The directory contains three sub-directories:

pdbs contains 50 pdb files, where 1akeA_{i}.pdb is the interpolation between 1akeA_1.pdb (pdbid: 4ake) and 1akeA_50.pdb (pdbid: 1ake). Please note that the proteins 4ake and 1ake have identical sequences but feature different conformations. The interpolation between these two conformations is generated using PyMol's morph tool.
mrcs contains 50 mrc files, where 1akeA_{i}.mrc is the density corresponding to the 1akeA_{i}.pdb. The mrc file is generated with EMAN2's e2pdb2mrc tool.
uniform_snr0-0001_ctf contains the particles projected from the mrc files. We add CTF distortions and Gaussian noises to random projections.
- We also offer some reconstructed results through RELION. The density rln.mrc is reconstructed from all particles. In contrast, rln_reconstruct/rln{i}.mrc is uniquely reconstructed from particles generated from the i-th mrc.

Here are some visualizations of the dataset.

Heterogenous Reconstruction

Step 1: Reconstruct Atomic Structures

You need to modify the dataset_dir in your atom_configs/1ake.py according to the file path where you have extracted your data. This step takes 65 minutes on a 4-card V100.

$ python train_atom.py atom_configs/1ake.py

Overview of the Outputs

In this case, the result is saved to work_dirs/atom_1ake_0. We will particularly focus on the 0123_0024000 folder. This folder holds the results obtained from the 123rd epoch and the 24,000th step of the training procedure.

Key Output 1: A Stack of Atomic Structures (pca-*.pdb)

Open the pca-1.pdb file which contains 10 structures, sampled along the first PCA dimension of the latent space. We utilize ChimeraX for animation. Simply open the file and enter the command mseries slider all.

Key Output 2: Latent Codes (z.npy)

Another key file is z.npy, containing the latent codes for each particle. This deviates from traditional 3D classification which allocates a discrete label (e.g., class-1, class-2, class-3) to every particle. In contrast, cryoSTAR assigns a continuous label to each particle, taking the form of a vector (e.g., [0.1, 0.3, 0.4]). The distance amongst different latent codes serves to measure the similarity of the underlying conformation of each particle.

z.npy is a 2-D matrix, and its shape is (num_particles x latent_dimension). In the below image, z.npy is a matrix whose shape is 25x3 since there are 25 particles and the latent space is set to 3.

Step 2: Reconstruct Densities

You need to modify the dataset_dir in your density_configs/1ake.py and change the following xxx/z.npy to the path of the latest output z.npy file path from step 1. This step takes about 10 minutes on a 4-card V100.

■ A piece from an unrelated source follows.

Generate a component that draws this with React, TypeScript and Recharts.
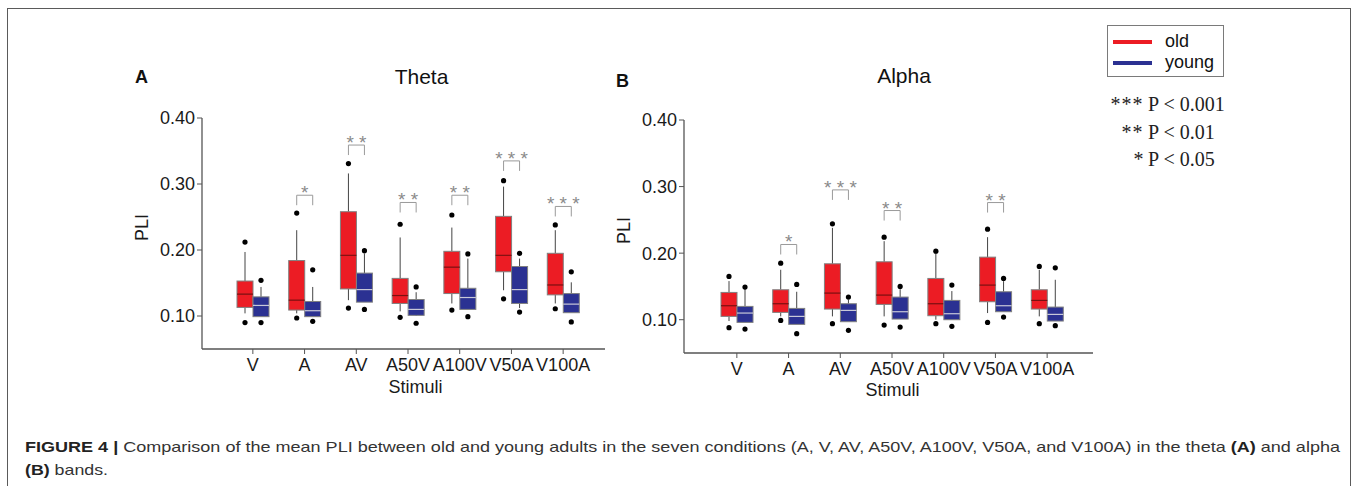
import React from 'react';
import { ComposedChart, Bar, XAxis, YAxis, Legend, Label } from 'recharts';

const categories = ['V', 'A', 'AV', 'A50V', 'A100V', 'V50A', 'V100A'];
const yTicks = [0.1, 0.2, 0.3, 0.4];
const seriesNames = ['old', 'young'];

// each entry: [lowDot, lowWhisker, q1, median, q3, highWhisker, highDot]
const thetaOld = [
  [0.090, 0.104, 0.113, 0.133, 0.153, 0.197, 0.212],
  [0.097, 0.104, 0.109, 0.124, 0.184, 0.230, 0.256],
  [0.112, 0.124, 0.141, 0.192, 0.258, 0.316, 0.331],
  [0.098, 0.107, 0.119, 0.131, 0.157, 0.219, 0.239],
  [0.109, 0.119, 0.134, 0.174, 0.198, 0.234, 0.253],
  [0.126, 0.139, 0.167, 0.192, 0.251, 0.296, 0.305],
  [0.111, 0.119, 0.132, 0.147, 0.195, 0.230, 0.238],
];
const thetaYoung = [
  [0.090, 0.099, 0.099, 0.116, 0.129, 0.144, 0.154],
  [0.092, 0.099, 0.099, 0.108, 0.122, 0.144, 0.170],
  [0.110, 0.121, 0.121, 0.140, 0.165, 0.195, 0.199],
  [0.089, 0.100, 0.101, 0.110, 0.125, 0.136, 0.144],
  [0.099, 0.110, 0.110, 0.128, 0.142, 0.187, 0.194],
  [0.106, 0.112, 0.119, 0.140, 0.175, 0.187, 0.195],
  [0.091, 0.105, 0.105, 0.118, 0.134, 0.151, 0.167],
];
const thetaStars = ['', '*', '**', '**', '**', '***', '***'];
const thetaBrackets = [null, 0.283, 0.359, 0.272, 0.283, 0.335, 0.266];

const alphaOld = [
  [0.088, 0.098, 0.105, 0.121, 0.141, 0.158, 0.165],
  [0.099, 0.105, 0.111, 0.124, 0.145, 0.175, 0.185],
  [0.094, 0.105, 0.116, 0.140, 0.184, 0.238, 0.244],
  [0.092, 0.105, 0.123, 0.137, 0.187, 0.218, 0.224],
  [0.094, 0.100, 0.106, 0.124, 0.162, 0.200, 0.203],
  [0.096, 0.110, 0.127, 0.152, 0.194, 0.224, 0.236],
  [0.094, 0.105, 0.116, 0.129, 0.145, 0.175, 0.180],
];
const alphaYoung = [
  [0.086, 0.096, 0.096, 0.110, 0.120, 0.146, 0.149],
  [0.079, 0.093, 0.093, 0.105, 0.117, 0.142, 0.153],
  [0.084, 0.097, 0.097, 0.114, 0.124, 0.130, 0.134],
  [0.089, 0.101, 0.101, 0.112, 0.134, 0.146, 0.150],
  [0.090, 0.100, 0.100, 0.109, 0.129, 0.143, 0.152],
  [0.104, 0.112, 0.112, 0.121, 0.142, 0.158, 0.162],
  [0.091, 0.098, 0.098, 0.108, 0.119, 0.160, 0.178],
];
const alphaStars = ['', '*', '***', '**', '', '**', ''];
const alphaBrackets = [null, 0.213, 0.295, 0.264, null, 0.276, null];

const RED = '#ec1c24';
const BLUE = '#2b3192';
const FONT = "'Liberation Sans', Arial, Helvetica, sans-serif";
const SERIF = "'Liberation Serif', 'Times New Roman', serif";
const LEGEND_H = 52;

function buildRows(oldS: number[][], youngS: number[][]) {
  return categories.map((c, i) => ({
    cat: c,
    idx: i,
    old: [oldS[i][2], oldS[i][4]],
    young: [youngS[i][2], youngS[i][4]],
  }));
}

function makeBoxShape(
  stats: number[][],
  fill: string,
  medianColor: string,
  stars?: string[],
  brackets?: (number | null)[]
) {
  return (props: any) => {
    const { x, y, width, height, payload } = props;
    const i = payload.idx;
    const s = stats[i];
    const top = Math.min(y, y + height);
    const h = Math.abs(height);
    const q1 = s[2];
    const q3 = s[4];
    const ppu = h / (q3 - q1);
    const yOf = (v: number) => top + h - (v - q1) * ppu;
    const cx = x + width / 2;
    const els: any[] = [];
    els.push(<line key="wh" x1={cx} x2={cx} y1={yOf(s[5])} y2={top} stroke="#444" strokeWidth={1} />);
    els.push(<line key="wl" x1={cx} x2={cx} y1={top + h} y2={yOf(s[1])} stroke="#444" strokeWidth={1} />);
    els.push(<rect key="box" x={x} y={top} width={width} height={h} fill={fill} stroke="#808080" strokeWidth={1} />);
    els.push(<line key="med" x1={x} x2={x + width} y1={yOf(s[3])} y2={yOf(s[3])} stroke={medianColor} strokeWidth={1.2} />);
    els.push(<circle key="d1" cx={cx} cy={yOf(s[0])} r={2.6} fill="#000" />);
    els.push(<circle key="d2" cx={cx} cy={yOf(s[6])} r={2.6} fill="#000" />);
    if (brackets && stars && brackets[i] != null) {
      const by = yOf(brackets[i] as number);
      const x1 = cx;
      const x2 = cx + width;
      els.push(
        <path key="br" d={`M${x1},${by + 10} L${x1},${by} L${x2},${by} L${x2},${by + 10}`} fill="none" stroke="#9a9a9a" strokeWidth={1} />
      );
      els.push(
        <text key="st" x={(x1 + x2) / 2} y={by + 4} textAnchor="middle" fontSize={19} fill="#8a8a8a" fontFamily={FONT}>
          {stars[i].split('').join(' ')}
        </text>
      );
    }
    return <g>{els}</g>;
  };
}

const renderLegend = (props: any) => {
  const payload = props.payload || [];
  return (
    <div
      style={{
        border: '1px solid #7a7a7a',
        width: 117,
        height: LEGEND_H,
        boxSizing: 'border-box',
        background: '#fff',
        paddingTop: 5,
        fontFamily: FONT,
        fontSize: 18,
        color: '#111',
      }}
    >
      {payload.map((e: any) => (
        <div key={e.value} style={{ display: 'flex', alignItems: 'center', height: 21 }}>
          <span style={{ display: 'inline-block', width: 39, height: 4, background: e.color, marginLeft: 5, marginRight: 13 }} />
          <span>{e.value}</span>
        </div>
      ))}
    </div>
  );
};

const tickStyle = { fontSize: 18, fill: '#1a1a1a', fontFamily: FONT };

function Panel(props: {
  oldS: number[][];
  youngS: number[][];
  stars: string[];
  brackets: (number | null)[];
  width: number;
  height: number;
  margin: any;
  padding: any;
  withLegend?: boolean;
  stimDx: number;
  pliDy: number;
  stimOffset: number;
}) {
  const rows = buildRows(props.oldS, props.youngS);
  return (
    <ComposedChart width={props.width} height={props.height} data={rows} margin={props.margin} barGap={0}>
      <XAxis
        dataKey="cat"
        type="category"
        height={50}
        interval={0}
        padding={props.padding}
        tick={tickStyle}
        tickSize={5}
        tickMargin={4}
        axisLine={{ stroke: '#555', strokeWidth: 1.3 }}
        tickLine={{ stroke: '#555' }}
      >
        <Label value="Stimuli" position="insideBottom" offset={props.stimOffset} dx={props.stimDx} style={{ fontSize: 18, fill: '#1a1a1a', fontFamily: FONT }} />
      </XAxis>
      <YAxis
        type="number"
        domain={[0.05, 0.4]}
        ticks={yTicks}
        width={60}
        allowDataOverflow
        tickFormatter={(v: number) => v.toFixed(2)}
        tick={tickStyle}
        tickSize={5}
        tickMargin={2}
        axisLine={{ stroke: '#555', strokeWidth: 1.3 }}
        tickLine={{ stroke: '#555' }}
      >
        <Label value="PLI" angle={-90} position="insideLeft" offset={0} dy={props.pliDy} style={{ fontSize: 18, fill: '#1a1a1a', fontFamily: FONT, textAnchor: 'middle' }} />
      </YAxis>
      {props.withLegend && (
        <Legend
          content={renderLegend}
          wrapperStyle={{ position: 'absolute', left: 507, top: 25, width: 117, height: LEGEND_H }}
        />
      )}
      <Bar
        dataKey="old"
        name={seriesNames[0]}
        fill={RED}
        barSize={16}
        isAnimationActive={false}
        shape={makeBoxShape(props.oldS, RED, '#7a1010', props.stars, props.brackets)}
      />
      <Bar
        dataKey="young"
        name={seriesNames[1]}
        fill={BLUE}
        barSize={16}
        isAnimationActive={false}
        shape={makeBoxShape(props.youngS, BLUE, '#c8c8d8')}
      />
    </ComposedChart>
  );
}

export default function App() {
  return (
    <div style={{ position: 'absolute', left: 0, top: 0, width: 1357, height: 486, background: '#fff', overflow: 'hidden' }}>
      <div
        style={{
          position: 'absolute',
          left: 7,
          top: 8,
          width: 1344,
          height: 500,
          borderTop: '1.5px solid #5a5a5a',
          borderLeft: '1.5px solid #5a5a5a',
          borderRight: '1.5px solid #5a5a5a',
          boxSizing: 'border-box',
        }}
      />
      <div style={{ position: 'absolute', left: 0, top: 0 }}>
        <Panel
          oldS={thetaOld}
          youngS={thetaYoung}
          stars={thetaStars}
          brackets={thetaBrackets}
          width={620}
          height={400}
          margin={{ top: 118, right: 15, bottom: 1, left: 142 }}
          padding={{ left: 25, right: 16 }}
          stimDx={12}
          pliDy={-6}
          stimOffset={6}
        />
      </div>
      <div style={{ position: 'absolute', left: 600, top: 0 }}>
        <Panel
          oldS={alphaOld}
          youngS={alphaYoung}
          stars={alphaStars}
          brackets={alphaBrackets}
          width={650}
          height={404 + LEGEND_H}
          margin={{ top: 120, right: 157, bottom: 1, left: 24 }}
          padding={{ left: 27, right: 20 }}
          withLegend
          stimDx={4}
          pliDy={-6}
          stimOffset={7}
        />
      </div>
      <svg width={1357} height={486} style={{ position: 'absolute', left: 0, top: 0, pointerEvents: 'none' }}>
        <text x={135} y={83} fontSize={18} fontWeight="bold" fontFamily={FONT} fill="#111">A</text>
        <text x={421.5} y={84} fontSize={21} textAnchor="middle" fontFamily={FONT} fill="#111">Theta</text>
        <text x={616} y={87} fontSize={18} fontWeight="bold" fontFamily={FONT} fill="#111">B</text>
        <text x={904} y={83} fontSize={21} textAnchor="middle" fontFamily={FONT} fill="#111">Alpha</text>

        <text x={1143.5} y={111} fontSize={20} textAnchor="end" fontFamily={SERIF} fill="#222" letterSpacing={1}>***</text>
        <text x={1148} y={111} fontSize={20} fontFamily={SERIF} fill="#222">P &lt; 0.001</text>
        <text x={1143.5} y={139} fontSize={20} textAnchor="end" fontFamily={SERIF} fill="#222" letterSpacing={1}>**</text>
        <text x={1148} y={139} fontSize={20} fontFamily={SERIF} fill="#222">P &lt; 0.01</text>
        <text x={1143.5} y={165.5} fontSize={20} textAnchor="end" fontFamily={SERIF} fill="#222">*</text>
        <text x={1148} y={165.5} fontSize={20} fontFamily={SERIF} fill="#222">P &lt; 0.05</text>

        <text x={25} y={452} fontSize={15} fontFamily={FONT} fill="#333" textLength={1315} lengthAdjust="spacingAndGlyphs">
          <tspan fontWeight="bold" fill="#222">FIGURE 4 |</tspan>
          {' Comparison of the mean PLI between old and young adults in the seven conditions (A, V, AV, A50V, A100V, V50A, and V100A) in the theta '}
          <tspan fontWeight="bold" fill="#222">(A)</tspan>
          {' and alpha'}
        </text>
        <text x={25} y={475} fontSize={15} fontFamily={FONT} fill="#333" textLength={83} lengthAdjust="spacingAndGlyphs">
          <tspan fontWeight="bold" fill="#222">(B)</tspan>
          {' bands.'}
        </text>
      </svg>
    </div>
  );
}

$ python train_density.py density_configs/1ake.py --cfg-options extra_input_data_attr.given_z=xxx/z.npy

Overview of the Outputs

In this instance, the result is saved to work_dirs/density_1ake_0. We are particularly interested in the 0019_0015640 folder. As indicated earlier, it's quite easy to deduce that this naming convention represents the 19th epoch and 15,640th step of the training process.

Key Output: Densities (*.mrc)

Let's take a look at the vol_pca_1_*.mrc files! These are 10 volumes produced by cryoSTAR's density generator, using z.npy as an additional input. Let's visualize them with Chimera again.

🤔 Without a PDB File?

Wait, but if I do not have a reference pdb file?

So easy! cryoSTAR can circumvent this case! Just run the train_density code without specifying the z.npy!

$ python train_density.py density_configs/1ake.py

Note that this looks similar to cryoDRGN but with some differences. For instance, cryoDRGN implements certain pre-processing measures, including pre-shifting, CTF phase-flipping, the pre-computation of Fourier Transforms, and others. CryoSTAR eliminates the need for many such preprocessing steps while maintaining both the quality and speed.

Last updated 1 year ago